By Peter Ricci
It was just a couple weeks ago that we looked at the multifamily housing boom and how dense urban environments were not going anywhere, and now, an academic has struck upon a catchy term to better describe the trend – “walkable urbanism.”
Coined by Christopher Leinberger, a real estate developer, Brookings Institute researcher and George Washington University professor, Leinberger argues that walkable urbanism represents the real estate market of the future, as the newest generation of professionals move from sprawling, loosely-connected suburban areas to tightly-packed cities
Walkable Urbanism – Future of Real Estate?
Leinberger originally studied the walkable urbanism trend in a report for the Brookings Institute, and he’s expanding upon it in a special presentation tomorrow for the Urban Land Institute. Leinberger’s findings are:
- “Regionally significant walkable urban places,” which are walkable places in cities that act as job centers, are highly influential for metropolitan areas.
- Those places, Leinberger said, represent the future of cities and the greater real estate market, as residential construction, office space, entertainment and retail will all congregate around these walkable places.
- The premium prices those areas command, he adds, are evidence of the high demand for walkable spaces.

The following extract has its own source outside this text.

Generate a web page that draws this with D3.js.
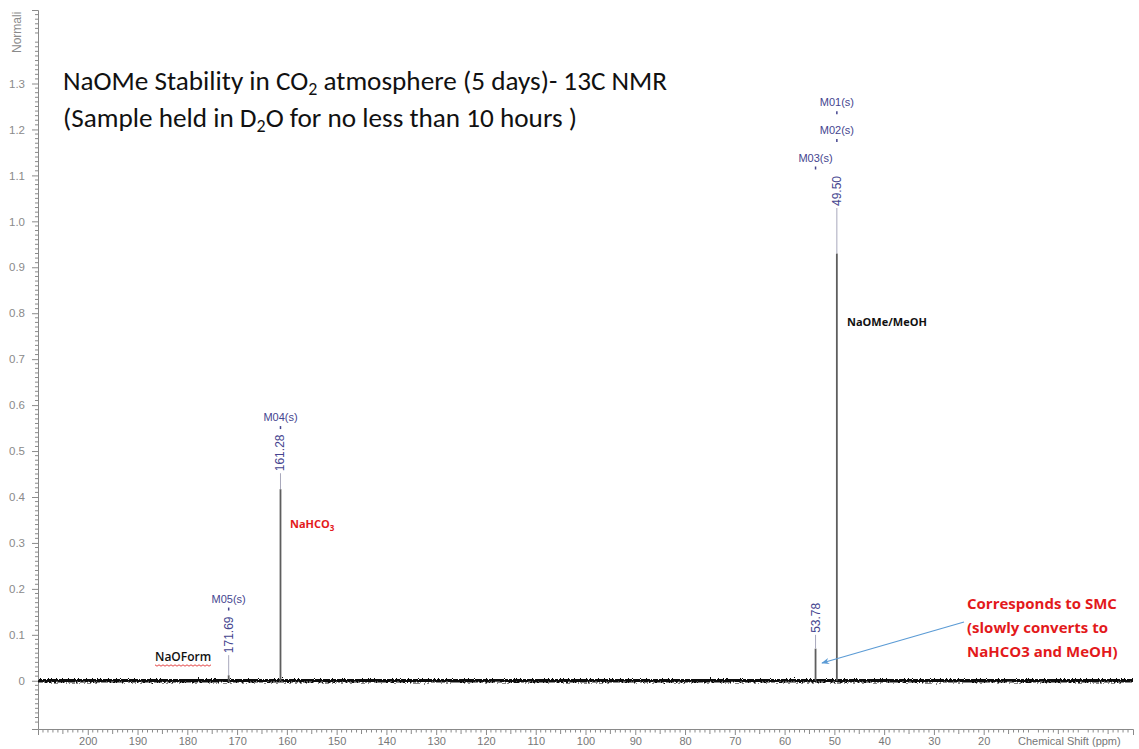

And, as we reported on multifamily housing, new studies show that the total area of single-family homes is expected to shrink by nearly four billion square feet by 2021, which will be the first increase in urbanization for the U.S. since World War II.
Walkable Urbanism…in the Suburbs?
As Atlantic Cities pointed out in a recent story on Leinberger and his walkable urbanism ideas, Leinberger is not necessarily arguing that suburban families should move into the city, or that cities should dramatically increase their size and scope; rather, the homebuilding trend of the future is “urbanization of the suburbs,” he says.
The challenge going forward, he says, will be for builders and real estate developers to catch on to this trend, and begin urbanizing suburban areas and consolidating the town’s retail, business and residential needs.
Calls for a new era of urbanization – after decades of flourishing suburbia – are nothing new, but the “walkable urbanism” idea does present a new twist on the concept. What are your thoughts? Are you seeing such trends in your areas?